> [Exercise description] Reproduce only the lines of the material below that start at the line containing "The picture is" and stop at the line containing "['#0c0c0c', '#262626', '#3c3c3c', '#515151', '#666666'];". Keep both end lines.
##############################
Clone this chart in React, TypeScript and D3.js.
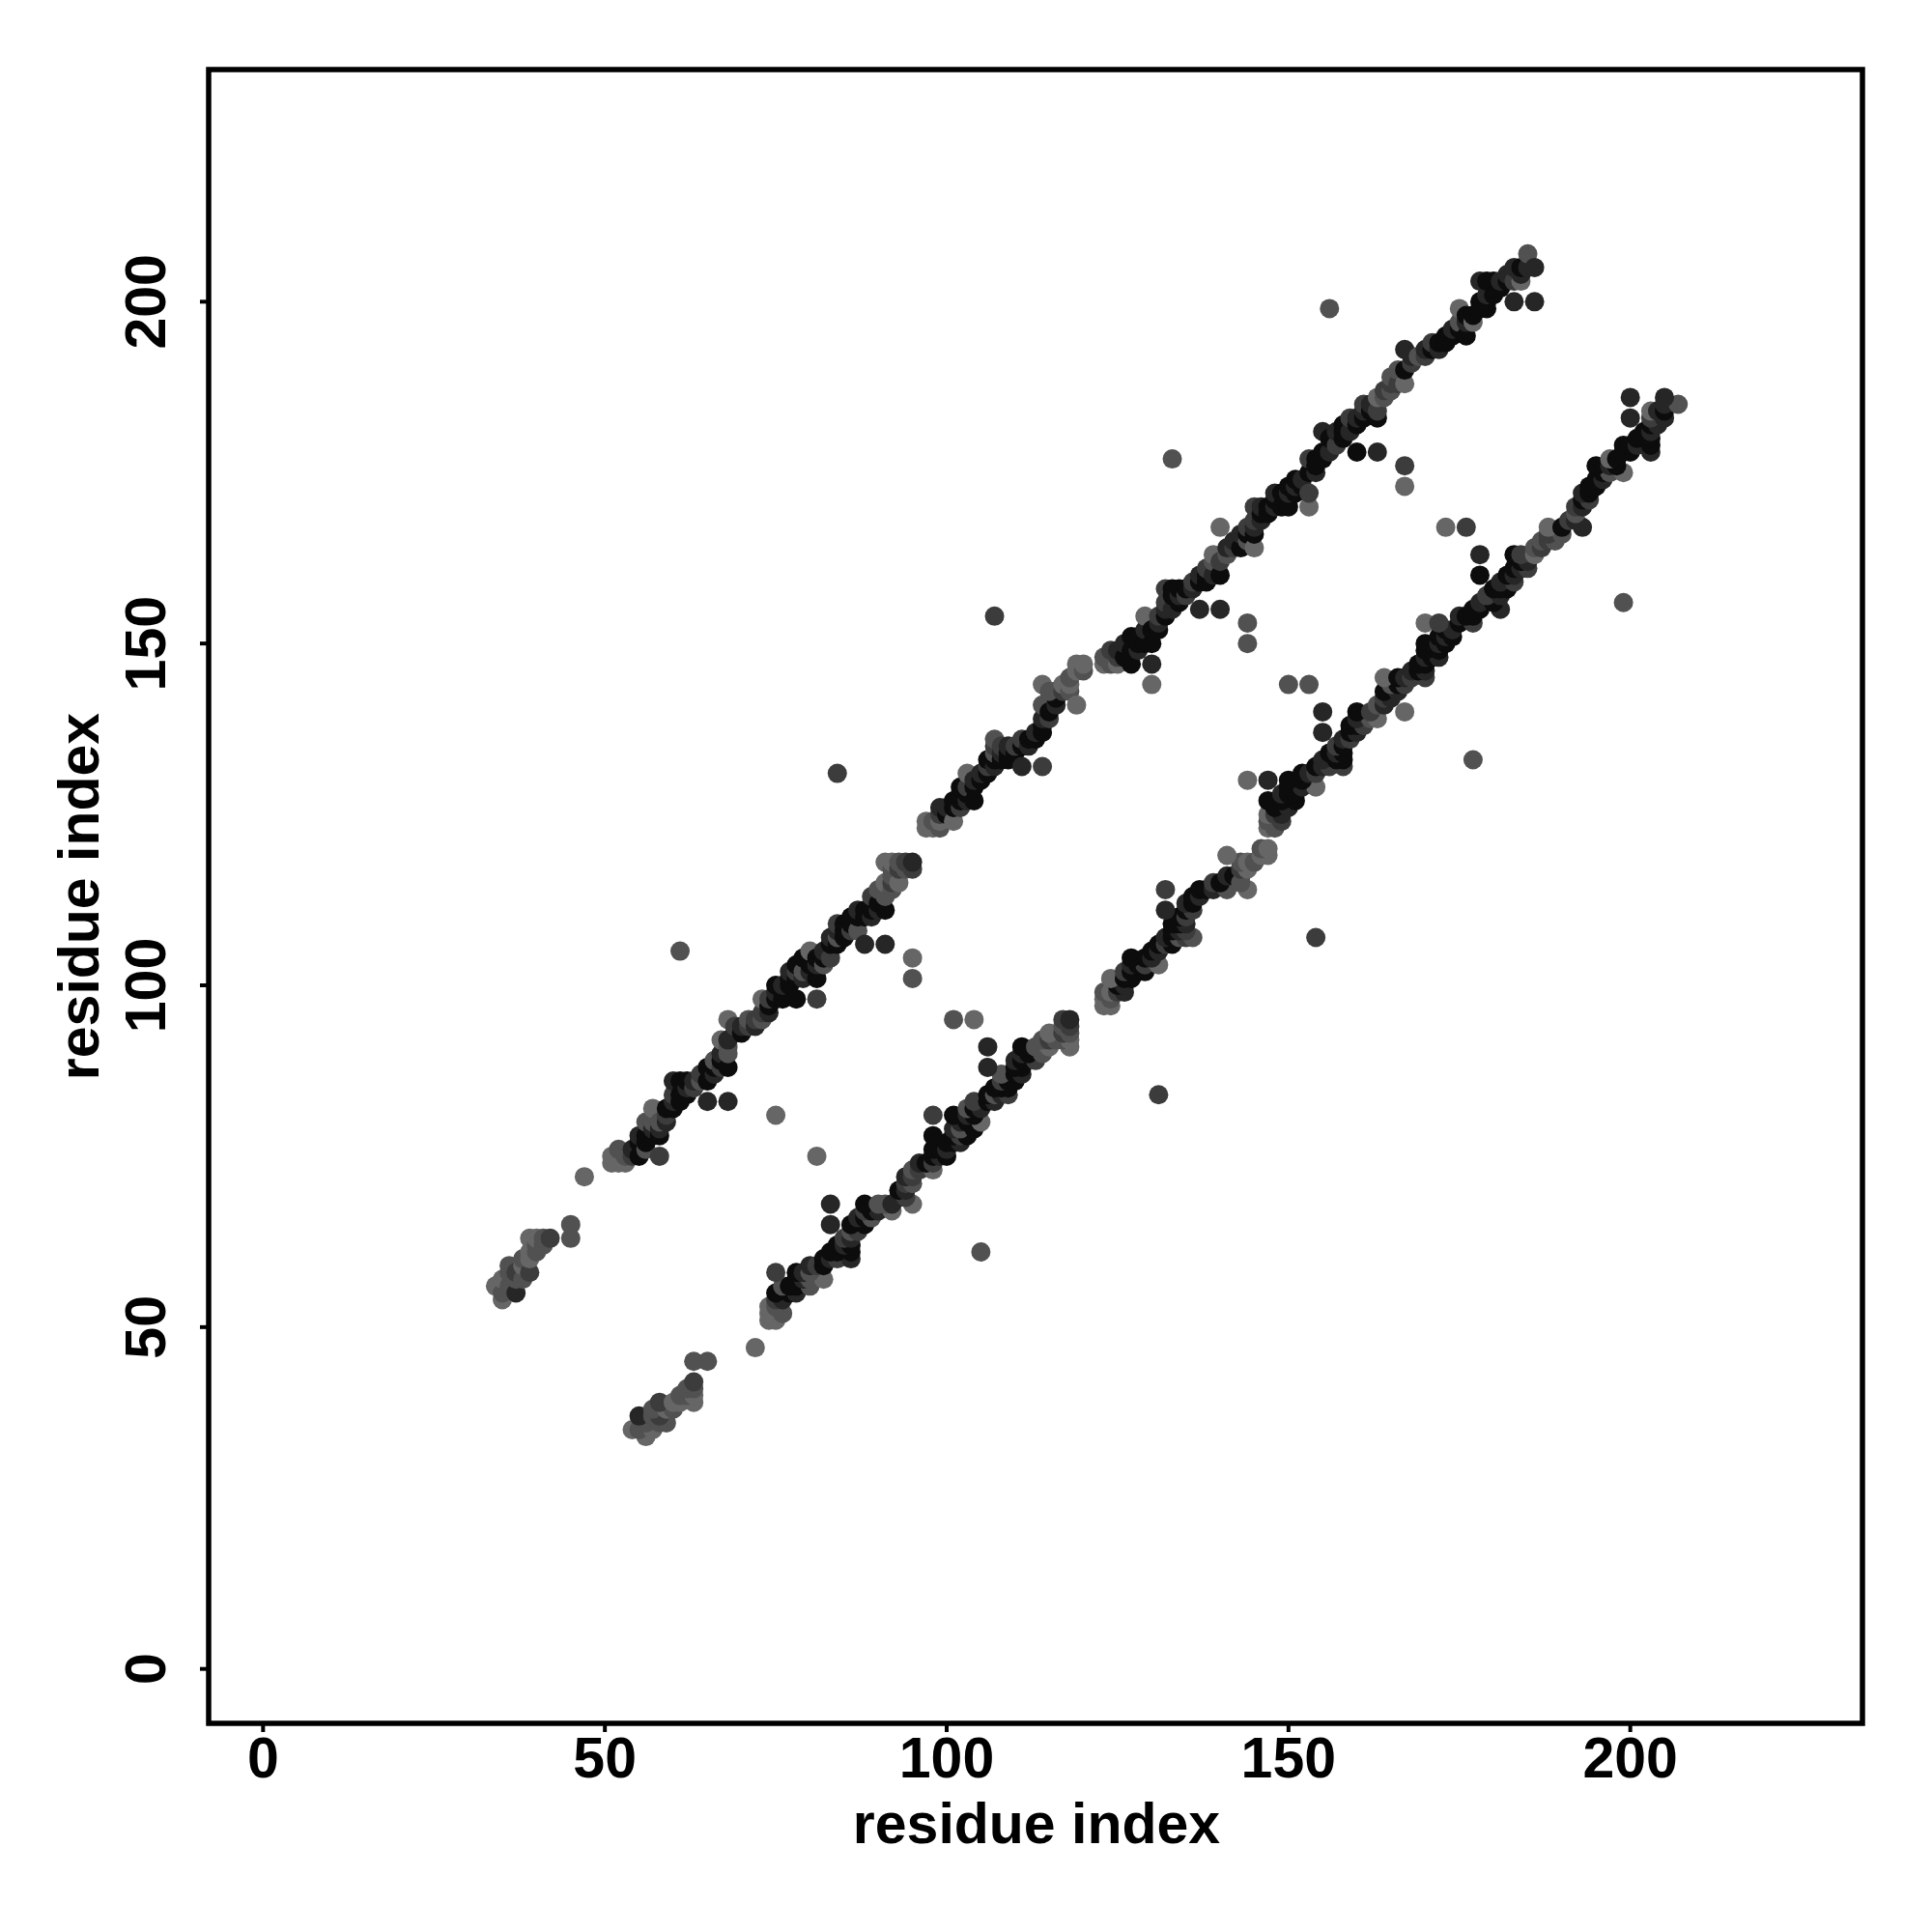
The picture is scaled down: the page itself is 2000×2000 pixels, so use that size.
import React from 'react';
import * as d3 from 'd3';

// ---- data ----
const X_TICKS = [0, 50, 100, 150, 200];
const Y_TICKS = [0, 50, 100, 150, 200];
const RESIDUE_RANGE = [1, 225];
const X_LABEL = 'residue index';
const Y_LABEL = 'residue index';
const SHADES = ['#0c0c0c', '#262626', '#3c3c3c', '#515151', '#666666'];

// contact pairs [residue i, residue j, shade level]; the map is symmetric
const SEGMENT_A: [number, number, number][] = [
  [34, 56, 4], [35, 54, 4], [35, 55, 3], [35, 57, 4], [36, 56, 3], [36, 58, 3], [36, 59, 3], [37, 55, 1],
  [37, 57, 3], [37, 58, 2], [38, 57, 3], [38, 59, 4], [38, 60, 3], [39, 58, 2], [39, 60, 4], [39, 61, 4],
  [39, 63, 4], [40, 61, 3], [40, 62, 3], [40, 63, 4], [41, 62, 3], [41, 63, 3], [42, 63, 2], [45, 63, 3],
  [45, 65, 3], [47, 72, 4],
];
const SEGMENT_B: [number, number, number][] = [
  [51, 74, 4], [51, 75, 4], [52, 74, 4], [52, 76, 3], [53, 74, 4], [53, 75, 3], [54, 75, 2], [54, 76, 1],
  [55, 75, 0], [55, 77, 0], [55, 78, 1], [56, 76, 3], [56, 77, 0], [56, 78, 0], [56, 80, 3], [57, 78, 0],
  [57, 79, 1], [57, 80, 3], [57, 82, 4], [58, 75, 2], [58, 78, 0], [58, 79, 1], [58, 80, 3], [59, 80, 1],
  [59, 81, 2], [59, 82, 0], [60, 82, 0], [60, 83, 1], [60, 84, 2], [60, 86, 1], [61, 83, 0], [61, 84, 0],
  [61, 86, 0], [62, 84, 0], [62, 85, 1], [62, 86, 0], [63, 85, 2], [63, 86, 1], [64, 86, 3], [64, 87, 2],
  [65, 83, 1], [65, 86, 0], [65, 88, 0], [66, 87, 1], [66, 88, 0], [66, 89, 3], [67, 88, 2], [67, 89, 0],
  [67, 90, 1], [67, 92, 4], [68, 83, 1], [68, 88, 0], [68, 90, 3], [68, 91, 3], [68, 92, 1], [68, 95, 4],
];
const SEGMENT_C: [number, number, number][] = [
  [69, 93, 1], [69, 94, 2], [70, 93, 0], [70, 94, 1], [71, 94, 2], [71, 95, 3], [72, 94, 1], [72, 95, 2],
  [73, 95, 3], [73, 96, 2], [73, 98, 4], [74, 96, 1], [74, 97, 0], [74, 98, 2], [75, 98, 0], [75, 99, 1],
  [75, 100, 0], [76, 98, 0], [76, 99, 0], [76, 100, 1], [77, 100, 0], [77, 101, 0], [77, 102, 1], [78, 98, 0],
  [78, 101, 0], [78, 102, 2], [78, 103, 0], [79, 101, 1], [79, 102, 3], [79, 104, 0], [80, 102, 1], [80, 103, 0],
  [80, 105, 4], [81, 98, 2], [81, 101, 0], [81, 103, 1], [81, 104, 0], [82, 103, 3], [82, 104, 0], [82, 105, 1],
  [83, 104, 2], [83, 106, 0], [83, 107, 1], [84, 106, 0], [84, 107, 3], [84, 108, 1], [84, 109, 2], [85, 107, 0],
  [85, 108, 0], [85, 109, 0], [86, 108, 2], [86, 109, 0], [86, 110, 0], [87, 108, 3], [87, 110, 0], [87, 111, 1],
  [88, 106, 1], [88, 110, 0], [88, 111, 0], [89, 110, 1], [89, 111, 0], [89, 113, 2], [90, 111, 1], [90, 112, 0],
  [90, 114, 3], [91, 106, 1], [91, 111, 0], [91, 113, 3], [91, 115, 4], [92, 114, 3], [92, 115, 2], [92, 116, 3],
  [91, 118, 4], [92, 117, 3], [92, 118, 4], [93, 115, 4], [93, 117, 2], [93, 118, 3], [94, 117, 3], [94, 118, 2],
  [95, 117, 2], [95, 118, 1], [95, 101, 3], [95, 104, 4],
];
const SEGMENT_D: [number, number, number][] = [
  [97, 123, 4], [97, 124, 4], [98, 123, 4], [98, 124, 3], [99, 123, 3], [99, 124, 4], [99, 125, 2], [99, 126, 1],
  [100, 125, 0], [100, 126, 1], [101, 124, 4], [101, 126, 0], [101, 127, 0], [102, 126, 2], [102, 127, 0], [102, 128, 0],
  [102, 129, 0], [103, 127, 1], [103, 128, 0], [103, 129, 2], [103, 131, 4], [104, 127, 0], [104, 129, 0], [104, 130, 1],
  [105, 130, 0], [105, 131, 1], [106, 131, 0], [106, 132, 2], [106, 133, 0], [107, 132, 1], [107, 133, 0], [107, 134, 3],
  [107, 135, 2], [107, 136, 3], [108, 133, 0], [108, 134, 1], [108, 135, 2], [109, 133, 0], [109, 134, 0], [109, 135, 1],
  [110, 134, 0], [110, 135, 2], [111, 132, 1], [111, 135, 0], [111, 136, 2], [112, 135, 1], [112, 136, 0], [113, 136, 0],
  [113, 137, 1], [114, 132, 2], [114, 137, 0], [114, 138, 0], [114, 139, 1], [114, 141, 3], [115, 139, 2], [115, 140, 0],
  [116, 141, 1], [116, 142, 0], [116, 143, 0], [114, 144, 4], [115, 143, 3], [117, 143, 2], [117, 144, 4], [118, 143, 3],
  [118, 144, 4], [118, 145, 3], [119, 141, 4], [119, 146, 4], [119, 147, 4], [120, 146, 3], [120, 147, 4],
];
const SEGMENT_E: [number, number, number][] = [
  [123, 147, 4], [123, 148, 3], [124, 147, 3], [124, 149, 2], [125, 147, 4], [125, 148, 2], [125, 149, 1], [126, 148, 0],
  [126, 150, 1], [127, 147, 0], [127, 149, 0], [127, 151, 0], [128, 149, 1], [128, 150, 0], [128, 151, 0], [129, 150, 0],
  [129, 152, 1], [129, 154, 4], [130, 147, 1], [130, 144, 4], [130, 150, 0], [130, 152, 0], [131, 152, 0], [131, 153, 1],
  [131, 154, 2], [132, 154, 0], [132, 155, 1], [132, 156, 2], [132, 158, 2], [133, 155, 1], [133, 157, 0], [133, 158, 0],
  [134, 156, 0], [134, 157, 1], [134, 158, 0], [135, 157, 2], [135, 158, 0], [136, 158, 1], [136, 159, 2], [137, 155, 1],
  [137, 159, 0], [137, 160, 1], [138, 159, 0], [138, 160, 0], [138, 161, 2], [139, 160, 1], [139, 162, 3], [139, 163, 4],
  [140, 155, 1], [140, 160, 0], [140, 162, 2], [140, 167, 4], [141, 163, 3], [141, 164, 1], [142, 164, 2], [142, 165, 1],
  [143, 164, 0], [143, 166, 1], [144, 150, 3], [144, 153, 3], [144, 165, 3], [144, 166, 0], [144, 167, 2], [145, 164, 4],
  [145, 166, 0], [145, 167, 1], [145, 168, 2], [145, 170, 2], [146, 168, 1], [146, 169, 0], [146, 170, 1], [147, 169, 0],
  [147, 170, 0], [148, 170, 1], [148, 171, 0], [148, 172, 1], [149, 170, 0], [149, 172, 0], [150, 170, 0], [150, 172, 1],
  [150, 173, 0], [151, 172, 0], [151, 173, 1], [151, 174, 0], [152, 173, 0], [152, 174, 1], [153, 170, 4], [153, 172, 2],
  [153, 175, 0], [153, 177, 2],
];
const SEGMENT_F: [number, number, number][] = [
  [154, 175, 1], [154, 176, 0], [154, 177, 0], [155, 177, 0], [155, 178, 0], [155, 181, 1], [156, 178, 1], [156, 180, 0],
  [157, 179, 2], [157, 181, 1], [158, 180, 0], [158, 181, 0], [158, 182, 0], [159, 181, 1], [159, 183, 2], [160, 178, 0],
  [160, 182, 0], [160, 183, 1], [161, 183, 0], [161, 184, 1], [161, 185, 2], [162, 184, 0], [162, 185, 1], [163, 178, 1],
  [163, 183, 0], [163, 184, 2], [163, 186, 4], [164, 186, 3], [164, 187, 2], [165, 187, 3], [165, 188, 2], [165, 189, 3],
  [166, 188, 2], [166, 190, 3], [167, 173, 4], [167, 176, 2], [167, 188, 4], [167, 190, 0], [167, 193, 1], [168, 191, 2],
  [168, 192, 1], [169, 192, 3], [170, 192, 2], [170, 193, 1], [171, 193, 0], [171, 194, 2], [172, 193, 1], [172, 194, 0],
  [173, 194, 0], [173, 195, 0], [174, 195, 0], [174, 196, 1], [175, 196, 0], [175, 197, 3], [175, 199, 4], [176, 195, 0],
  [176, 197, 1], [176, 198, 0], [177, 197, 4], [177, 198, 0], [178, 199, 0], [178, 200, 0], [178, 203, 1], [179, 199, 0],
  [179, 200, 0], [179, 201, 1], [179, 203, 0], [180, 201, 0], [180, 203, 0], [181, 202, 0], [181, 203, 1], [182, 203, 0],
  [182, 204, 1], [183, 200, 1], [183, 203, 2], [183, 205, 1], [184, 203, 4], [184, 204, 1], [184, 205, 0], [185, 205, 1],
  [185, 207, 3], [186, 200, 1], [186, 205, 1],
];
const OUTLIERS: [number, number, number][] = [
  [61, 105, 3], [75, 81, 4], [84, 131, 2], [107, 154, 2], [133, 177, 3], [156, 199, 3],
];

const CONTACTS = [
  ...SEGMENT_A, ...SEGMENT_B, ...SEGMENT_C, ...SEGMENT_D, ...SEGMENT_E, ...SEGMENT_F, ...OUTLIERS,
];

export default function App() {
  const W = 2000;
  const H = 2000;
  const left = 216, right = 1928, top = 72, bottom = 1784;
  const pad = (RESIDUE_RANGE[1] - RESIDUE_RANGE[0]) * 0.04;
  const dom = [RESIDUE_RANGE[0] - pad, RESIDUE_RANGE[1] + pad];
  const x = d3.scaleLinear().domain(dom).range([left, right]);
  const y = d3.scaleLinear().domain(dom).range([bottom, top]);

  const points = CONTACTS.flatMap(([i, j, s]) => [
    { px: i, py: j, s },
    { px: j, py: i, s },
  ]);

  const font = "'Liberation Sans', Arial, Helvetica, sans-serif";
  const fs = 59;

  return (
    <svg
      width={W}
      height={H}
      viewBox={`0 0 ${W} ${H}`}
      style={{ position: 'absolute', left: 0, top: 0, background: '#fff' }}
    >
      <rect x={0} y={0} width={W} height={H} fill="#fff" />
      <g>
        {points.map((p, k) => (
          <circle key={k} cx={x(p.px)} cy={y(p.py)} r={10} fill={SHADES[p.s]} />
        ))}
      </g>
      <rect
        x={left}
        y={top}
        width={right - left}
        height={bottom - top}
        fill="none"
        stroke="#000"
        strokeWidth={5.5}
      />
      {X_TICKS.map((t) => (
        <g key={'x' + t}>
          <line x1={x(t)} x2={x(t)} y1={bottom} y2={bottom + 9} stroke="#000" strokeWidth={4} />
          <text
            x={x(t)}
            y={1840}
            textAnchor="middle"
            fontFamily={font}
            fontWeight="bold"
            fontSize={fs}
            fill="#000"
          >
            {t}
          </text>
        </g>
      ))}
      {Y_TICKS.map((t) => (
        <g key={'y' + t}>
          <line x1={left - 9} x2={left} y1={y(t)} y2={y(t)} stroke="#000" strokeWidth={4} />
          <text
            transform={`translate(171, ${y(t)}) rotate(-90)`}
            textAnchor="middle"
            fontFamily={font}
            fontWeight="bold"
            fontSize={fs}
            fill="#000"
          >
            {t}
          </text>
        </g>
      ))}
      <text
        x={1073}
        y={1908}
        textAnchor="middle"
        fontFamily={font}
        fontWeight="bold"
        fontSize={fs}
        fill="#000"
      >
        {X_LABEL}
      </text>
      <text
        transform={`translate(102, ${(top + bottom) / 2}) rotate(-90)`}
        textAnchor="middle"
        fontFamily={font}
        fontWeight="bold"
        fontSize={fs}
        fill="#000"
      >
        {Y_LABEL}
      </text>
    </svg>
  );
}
##############################
> [Task answer]
The picture is scaled down: the page itself is 2000×2000 pixels, so use that size.
import React from 'react';
import * as d3 from 'd3';

// ---- data ----
const X_TICKS = [0, 50, 100, 150, 200];
const Y_TICKS = [0, 50, 100, 150, 200];
const RESIDUE_RANGE = [1, 225];
const X_LABEL = 'residue index';
const Y_LABEL = 'residue index';
const SHADES = ['#0c0c0c', '#262626', '#3c3c3c', '#515151', '#666666'];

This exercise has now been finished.